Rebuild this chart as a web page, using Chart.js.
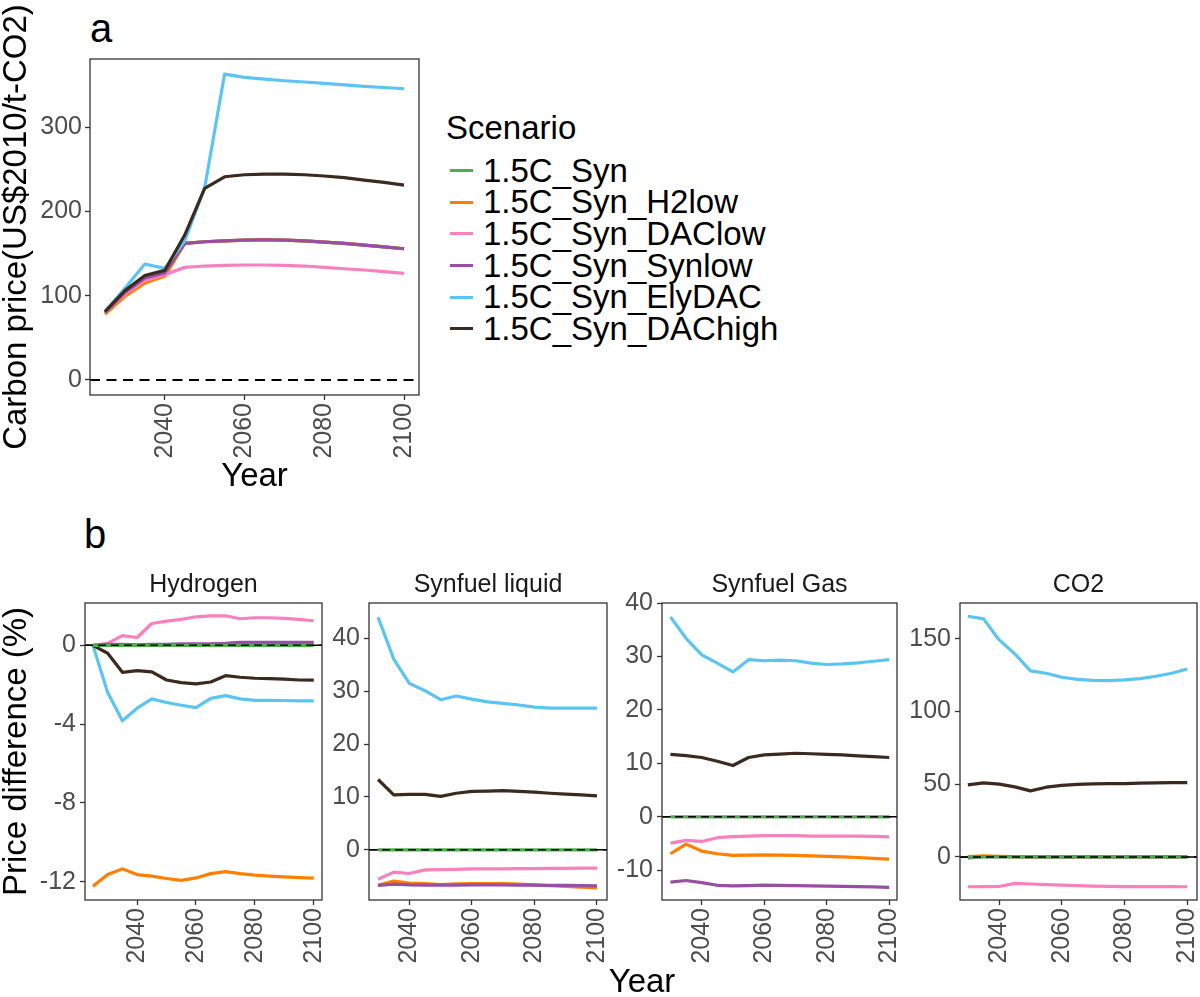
<!DOCTYPE html>
<html>
<head>
<meta charset="utf-8">
<script src="https://cdn.jsdelivr.net/npm/chart.js@4.4.1/dist/chart.umd.min.js"></script>
<style>
body { margin: 0; background: #fff; width: 1200px; height: 997px; position: relative; overflow: hidden;
       font-family: "Liberation Sans", Arial, sans-serif; }
.box { position: absolute; }
.tag { position: absolute; font-size: 40px; line-height: 40px; color: #000; }
#legend { position: absolute; left: 446px; top: 112px; font-size: 33px; color: #000; }
#legend .ttl { line-height: 31.7px; height: 31.7px; margin-bottom: 11px; }
#legend .row { display: flex; align-items: center; height: 31.7px; line-height: 31.7px; white-space: nowrap; }
#legend .key { width: 23px; height: 3px; margin-left: 4px; margin-right: 10px; }
#yearB { position: absolute; left: 542px; width: 200px; top: 964px; text-align: center;
         font-size: 33px; line-height: 33px; color: #000; }
</style>
</head>
<body>
<div class="tag" style="left:90px; top:8px;">a</div>
<div class="tag" style="left:84px; top:514px;">b</div>

<div class="box" style="left:0px; top:0px; width:440px; height:500px;"><canvas id="chartA"></canvas></div>
<div id="legend"></div>

<div class="box" style="left:0px; top:560px; width:325px; height:420px;"><canvas id="chartH2"></canvas></div>
<div class="box" style="left:325px; top:560px; width:287px; height:420px;"><canvas id="chartLiq"></canvas></div>
<div class="box" style="left:612px; top:560px; width:290px; height:420px;"><canvas id="chartGas"></canvas></div>
<div class="box" style="left:905px; top:560px; width:295px; height:420px;"><canvas id="chartCO2"></canvas></div>
<div id="yearB">Year</div>

<script>
// Scenarios and colours
const SCENARIOS = ['1.5C_Syn', '1.5C_Syn_H2low', '1.5C_Syn_DAClow', '1.5C_Syn_Synlow', '1.5C_Syn_ElyDAC', '1.5C_Syn_DAChigh'];
const COLORS = ['#4DAF4A', '#FF7F00', '#F781BF', '#984EA3', '#5BC5F2', '#3C2A1E'];

const YEARS_2025 = [2025, 2030, 2035, 2040, 2045, 2050, 2055, 2060, 2065, 2070, 2075, 2080, 2085, 2090, 2095, 2100];
const YEARS_2030 = [2030, 2035, 2040, 2045, 2050, 2055, 2060, 2065, 2070, 2075, 2080, 2085, 2090, 2095, 2100];
const X_TICKS = [2040, 2060, 2080, 2100];

// a: carbon price (US$2010/t-CO2)
const CP_SYN     = [80, 104, 121, 127, 162, 164, 165, 166, 166.4, 166, 165, 163.5, 162, 160, 158, 155.7];
const CP_H2LOW   = [78, 99, 115, 123, 162, 164, 165, 166, 166.4, 166, 165, 163.5, 162, 160, 158, 155.7];
const CP_DACLOW  = [80, 102, 118, 125, 133.6, 135.2, 136, 136.4, 136.4, 136, 135.2, 133.6, 132, 130.5, 128.5, 126.5];
const CP_SYNLOW  = [80, 104, 121, 127, 162.1, 164, 165.1, 166, 166.4, 166, 165.1, 163.5, 162, 160, 158, 155.7];
const CP_ELYDAC  = [81, 108.7, 137.6, 132.4, 165, 228, 362.9, 359, 357, 355, 353.5, 351.8, 350, 348.3, 347, 345.5];
const CP_DACHIGH = [81, 106, 124, 130, 172, 227.3, 241.1, 243.5, 244.2, 244.2, 243.5, 242, 240, 237.2, 234.4, 231.2];
const CP_TICKS = [0, 100, 200, 300];

// b: price difference (%) - Hydrogen (from 2025)
const H2_SYN     = [0, 0, 0, 0, 0, 0, 0, 0, 0, 0, 0, 0, 0, 0, 0, 0];
const H2_H2LOW   = [-12.23, -11.64, -11.35, -11.64, -11.72, -11.84, -11.93, -11.81, -11.59, -11.49, -11.59, -11.67, -11.72, -11.76, -11.79, -11.82];
const H2_DACLOW  = [0, 0.1, 0.49, 0.4, 1.11, 1.23, 1.32, 1.45, 1.5, 1.5, 1.35, 1.4, 1.4, 1.37, 1.32, 1.25];
const H2_SYNLOW  = [0, 0.05, 0.05, 0.03, 0.05, 0.05, 0.07, 0.08, 0.08, 0.1, 0.15, 0.15, 0.15, 0.15, 0.15, 0.15];
const H2_ELYDAC  = [0, -2.4, -3.83, -3.19, -2.72, -2.9, -3.04, -3.16, -2.69, -2.55, -2.72, -2.79, -2.79, -2.8, -2.82, -2.82];
const H2_DACHIGH = [0, -0.4, -1.37, -1.28, -1.35, -1.76, -1.89, -1.96, -1.86, -1.54, -1.62, -1.67, -1.69, -1.72, -1.76, -1.77];
const H2_TICKS = [-12, -8, -4, 0];

// Synfuel liquid (from 2030)
const LIQ_SYN     = [0, 0, 0, 0, 0, 0, 0, 0, 0, 0, 0, 0, 0, 0, 0];
const LIQ_H2LOW   = [-6.7, -5.93, -6.31, -6.38, -6.57, -6.45, -6.38, -6.38, -6.38, -6.5, -6.63, -6.8, -6.94, -7.05, -7.2];
const LIQ_DACLOW  = [-5.56, -4.23, -4.48, -3.8, -3.75, -3.7, -3.62, -3.6, -3.6, -3.58, -3.55, -3.52, -3.5, -3.48, -3.47];
const LIQ_SYNLOW  = [-6.75, -6.5, -6.63, -6.68, -6.7, -6.68, -6.65, -6.65, -6.66, -6.68, -6.7, -6.72, -6.75, -6.78, -6.82];
const LIQ_ELYDAC  = [44.0, 36.1, 31.5, 30.1, 28.4, 29.1, 28.5, 28.0, 27.7, 27.4, 27.0, 26.8, 26.8, 26.8, 26.8];
const LIQ_DACHIGH = [13.3, 10.4, 10.5, 10.5, 10.1, 10.7, 11.05, 11.1, 11.2, 11.05, 10.9, 10.7, 10.55, 10.4, 10.2];
const LIQ_TICKS = [0, 10, 20, 30, 40];

// Synfuel Gas (from 2030)
const GAS_SYN     = [0, 0, 0, 0, 0, 0, 0, 0, 0, 0, 0, 0, 0, 0, 0];
const GAS_H2LOW   = [-6.9, -5.1, -6.4, -6.9, -7.2, -7.15, -7.1, -7.15, -7.2, -7.3, -7.4, -7.5, -7.6, -7.75, -7.9];
const GAS_DACLOW  = [-4.9, -4.4, -4.6, -3.9, -3.7, -3.6, -3.5, -3.5, -3.5, -3.6, -3.6, -3.6, -3.6, -3.65, -3.75];
const GAS_SYNLOW  = [-12.19, -11.9, -12.3, -12.8, -12.9, -12.85, -12.75, -12.8, -12.85, -12.9, -12.94, -13.0, -13.05, -13.1, -13.2];
const GAS_ELYDAC  = [37.4, 33.4, 30.3, 28.75, 27.1, 29.4, 29.2, 29.3, 29.2, 28.75, 28.5, 28.6, 28.8, 29.1, 29.4];
const GAS_DACHIGH = [11.7, 11.45, 11.1, 10.4, 9.6, 11.1, 11.6, 11.75, 11.9, 11.8, 11.7, 11.6, 11.4, 11.25, 11.1];
const GAS_TICKS = [-10, 0, 10, 20, 30, 40];

// CO2 (from 2030)
const CO2_SYN     = [0, 0, 0, 0, 0, 0, 0, 0, 0, 0, 0, 0, 0, 0, 0];
const CO2_H2LOW   = [0.3, 0.8, 0.5, 0.2, 0, 0, 0, 0, 0, 0, 0, 0, 0, 0, 0];
const CO2_DACLOW  = [-20.5, -20.4, -20.3, -18.2, -18.6, -19.0, -19.4, -19.7, -20.0, -20.2, -20.4, -20.4, -20.4, -20.4, -20.5];
const CO2_SYNLOW  = [-0.6, 0.2, 0.3, 0.2, 0.1, 0, 0, 0, 0, 0, 0, 0, 0, 0, 0];
const CO2_ELYDAC  = [165.6, 163.8, 149.3, 139.7, 128, 126.4, 123.6, 122.2, 121.5, 121.3, 121.8, 122.7, 124.3, 126.4, 129.3];
const CO2_DACHIGH = [49.6, 51, 50.1, 48.2, 45.5, 48, 49.2, 49.9, 50.3, 50.5, 50.5, 50.8, 51, 51.2, 51.2];
const CO2_TICKS = [0, 50, 100, 150];

const FONT = '"Liberation Sans", Arial, sans-serif';
const TICK_COLOR = '#4D4D4D';

// frame + zero lines
const panelPlugin = {
  id: 'panel',
  beforeDatasetsDraw(chart, args, opts) {
    if (!opts.solidZero) return;
    const { ctx, chartArea: a } = chart;
    const y0 = chart.scales.y.getPixelForValue(0);
    ctx.save();
    ctx.strokeStyle = '#000';
    ctx.lineWidth = 1.5;
    ctx.beginPath(); ctx.moveTo(a.left, y0); ctx.lineTo(a.right, y0); ctx.stroke();
    ctx.restore();
  },
  afterDatasetsDraw(chart, args, opts) {
    const { ctx, chartArea: a } = chart;
    const y0 = chart.scales.y.getPixelForValue(0);
    ctx.save();
    ctx.strokeStyle = '#000';
    ctx.lineWidth = opts.dashWidth;
    ctx.setLineDash(opts.dash);
    ctx.beginPath(); ctx.moveTo(a.left, y0); ctx.lineTo(a.right, y0); ctx.stroke();
    ctx.setLineDash([]);
    ctx.strokeStyle = '#333';
    ctx.lineWidth = 1.3;
    ctx.strokeRect(a.left, a.top, a.right - a.left, a.bottom - a.top);
    ctx.restore();
  }
};

function toPoints(years, values) {
  return years.map((x, i) => ({ x: x, y: values[i] }));
}

// first dataset drawn last in Chart.js, so order is reversed;
// in b the baseline (difference = 0) stays on top of the others
function makeDatasets(years, list, baselineOnTop) {
  return list.map((vals, i) => ({
    label: SCENARIOS[i],
    data: toPoints(years, vals),
    order: (baselineOnTop && i === 0) ? 0 : list.length - i,
    borderColor: COLORS[i],
    backgroundColor: COLORS[i],
    borderWidth: 3.2,
    pointRadius: 0,
    pointHoverRadius: 0,
    tension: 0,
    fill: false,
    borderJoinStyle: 'round'
  }));
}

function tickGrid() {
  return { drawOnChartArea: false, drawTicks: true, tickLength: 5, tickColor: '#333', tickWidth: 1.3 };
}

function axisTitle(text, padding) {
  if (!text) return { display: false };
  return { display: true, text: text, color: '#000', font: { family: FONT, size: 33, lineHeight: 1 }, padding: padding };
}

function makeChart(id, cfg) {
  return new Chart(document.getElementById(id), {
    type: 'line',
    data: { datasets: makeDatasets(cfg.years, cfg.series, cfg.solidZero) },
    plugins: [panelPlugin],
    options: {
      responsive: true,
      maintainAspectRatio: false,
      animation: false,
      events: [],
      layout: { padding: { top: cfg.padTop, right: cfg.padRight, left: 0, bottom: 0 } },
      scales: {
        x: {
          type: 'linear',
          min: cfg.xMin, max: cfg.xMax,
          afterBuildTicks: s => { s.ticks = X_TICKS.map(v => ({ value: v })); },
          afterFit: s => { s.height = cfg.xHeight; s.paddingLeft = 0; s.paddingRight = 0; },
          grid: tickGrid(),
          border: { display: false },
          ticks: { color: TICK_COLOR, font: { family: FONT, size: 25 }, padding: 3, autoSkip: false,
                   minRotation: 90, maxRotation: 90, callback: v => String(v) },
          title: axisTitle(cfg.xTitle, { top: 0, bottom: 7 })
        },
        y: {
          type: 'linear',
          min: cfg.yMin, max: cfg.yMax,
          afterBuildTicks: s => { s.ticks = cfg.yTicks.map(v => ({ value: v })); },
          afterFit: s => { s.width = cfg.yWidth; s.paddingTop = 0; s.paddingBottom = 0; },
          grid: tickGrid(),
          border: { display: false },
          ticks: { color: TICK_COLOR, font: { family: FONT, size: 25 }, padding: cfg.yPad, autoSkip: false,
                   callback: v => String(v) },
          title: axisTitle(cfg.yTitle, { top: 0, bottom: 0 })
        }
      },
      plugins: {
        legend: { display: false },
        tooltip: { enabled: false },
        title: cfg.facet ? {
          display: true, text: cfg.facet, fullSize: false, color: '#1A1A1A',
          font: { family: FONT, size: 25, weight: 'normal', lineHeight: 1.2 },
          padding: { top: 9.8, bottom: 3.2 }
        } : { display: false },
        panel: { solidZero: cfg.solidZero, dash: cfg.dash, dashWidth: cfg.dashWidth }
      }
    }
  });
}

// panel a
makeChart('chartA', {
  years: YEARS_2025,
  series: [CP_SYN, CP_H2LOW, CP_DACLOW, CP_SYNLOW, CP_ELYDAC, CP_DACHIGH],
  xMin: 2021.25, xMax: 2103.75, yMin: -17.8, yMax: 380.8, yTicks: CP_TICKS,
  padTop: 59, padRight: 21, yWidth: 90, xHeight: 105, yPad: 3,
  xTitle: 'Year', yTitle: 'Carbon price(US$2010/t-CO2)',
  solidZero: false, dash: [10, 6.5], dashWidth: 2
});

// legend built from the scenario list
const legend = document.getElementById('legend');
legend.innerHTML = '<div class="ttl">Scenario</div>' + SCENARIOS.map((s, i) =>
  '<div class="row"><span class="key" style="background:' + COLORS[i] + '"></span><span>' + s + '</span></div>').join('');

// panel b facets
const FACET_BASE = { padTop: 0, xHeight: 80, yPad: 4, solidZero: true, dash: [8, 5], dashWidth: 1.5 };

makeChart('chartH2', Object.assign({}, FACET_BASE, {
  facet: 'Hydrogen', years: YEARS_2025,
  series: [H2_SYN, H2_H2LOW, H2_DACLOW, H2_SYNLOW, H2_ELYDAC, H2_DACHIGH],
  xMin: 2022.3, xMax: 2102.8, yMin: -12.93, yMax: 2.15, yTicks: H2_TICKS,
  padRight: 3, yWidth: 85, yTitle: 'Price difference (%)'
}));

makeChart('chartLiq', Object.assign({}, FACET_BASE, {
  facet: 'Synfuel liquid', years: YEARS_2030,
  series: [LIQ_SYN, LIQ_H2LOW, LIQ_DACLOW, LIQ_SYNLOW, LIQ_ELYDAC, LIQ_DACHIGH],
  xMin: 2027.1, xMax: 2103.2, yMin: -9.5, yMax: 46.7, yTicks: LIQ_TICKS,
  padRight: 5, yWidth: 44
}));

makeChart('chartGas', Object.assign({}, FACET_BASE, {
  facet: 'Synfuel Gas', years: YEARS_2030,
  series: [GAS_SYN, GAS_H2LOW, GAS_DACLOW, GAS_SYNLOW, GAS_ELYDAC, GAS_DACHIGH],
  xMin: 2027.3, xMax: 2102.5, yMin: -15.55, yMax: 40, yTicks: GAS_TICKS,
  padRight: 5, yWidth: 50
}));

makeChart('chartCO2', Object.assign({}, FACET_BASE, {
  facet: 'CO2', years: YEARS_2030,
  series: [CO2_SYN, CO2_H2LOW, CO2_DACLOW, CO2_SYNLOW, CO2_ELYDAC, CO2_DACHIGH],
  xMin: 2027.5, xMax: 2103.1, yMin: -29.6, yMax: 174.7, yTicks: CO2_TICKS,
  padRight: 3, yWidth: 55
}));
</script>
</body>
</html>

##########

## WHAT YOU HAVE TO DO:
Repeat, word for word and with no pictures, only the lines running from the beginning of the data to the line that contains "const X_TICKS = [2040, 2060, 2080, 2100];".

## WRITTEN SOLUTION:
Rebuild this chart as a web page, using Chart.js.
<!DOCTYPE html>
<html>
<head>
<meta charset="utf-8">
<script src="https://cdn.jsdelivr.net/npm/chart.js@4.4.1/dist/chart.umd.min.js"></script>
<style>
body { margin: 0; background: #fff; width: 1200px; height: 997px; position: relative; overflow: hidden;
       font-family: "Liberation Sans", Arial, sans-serif; }
.box { position: absolute; }
.tag { position: absolute; font-size: 40px; line-height: 40px; color: #000; }
#legend { position: absolute; left: 446px; top: 112px; font-size: 33px; color: #000; }
#legend .ttl { line-height: 31.7px; height: 31.7px; margin-bottom: 11px; }
#legend .row { display: flex; align-items: center; height: 31.7px; line-height: 31.7px; white-space: nowrap; }
#legend .key { width: 23px; height: 3px; margin-left: 4px; margin-right: 10px; }
#yearB { position: absolute; left: 542px; width: 200px; top: 964px; text-align: center;
         font-size: 33px; line-height: 33px; color: #000; }
</style>
</head>
<body>
<div class="tag" style="left:90px; top:8px;">a</div>
<div class="tag" style="left:84px; top:514px;">b</div>

<div class="box" style="left:0px; top:0px; width:440px; height:500px;"><canvas id="chartA"></canvas></div>
<div id="legend"></div>

<div class="box" style="left:0px; top:560px; width:325px; height:420px;"><canvas id="chartH2"></canvas></div>
<div class="box" style="left:325px; top:560px; width:287px; height:420px;"><canvas id="chartLiq"></canvas></div>
<div class="box" style="left:612px; top:560px; width:290px; height:420px;"><canvas id="chartGas"></canvas></div>
<div class="box" style="left:905px; top:560px; width:295px; height:420px;"><canvas id="chartCO2"></canvas></div>
<div id="yearB">Year</div>

<script>
// Scenarios and colours
const SCENARIOS = ['1.5C_Syn', '1.5C_Syn_H2low', '1.5C_Syn_DAClow', '1.5C_Syn_Synlow', '1.5C_Syn_ElyDAC', '1.5C_Syn_DAChigh'];
const COLORS = ['#4DAF4A', '#FF7F00', '#F781BF', '#984EA3', '#5BC5F2', '#3C2A1E'];

const YEARS_2025 = [2025, 2030, 2035, 2040, 2045, 2050, 2055, 2060, 2065, 2070, 2075, 2080, 2085, 2090, 2095, 2100];
const YEARS_2030 = [2030, 2035, 2040, 2045, 2050, 2055, 2060, 2065, 2070, 2075, 2080, 2085, 2090, 2095, 2100];
const X_TICKS = [2040, 2060, 2080, 2100];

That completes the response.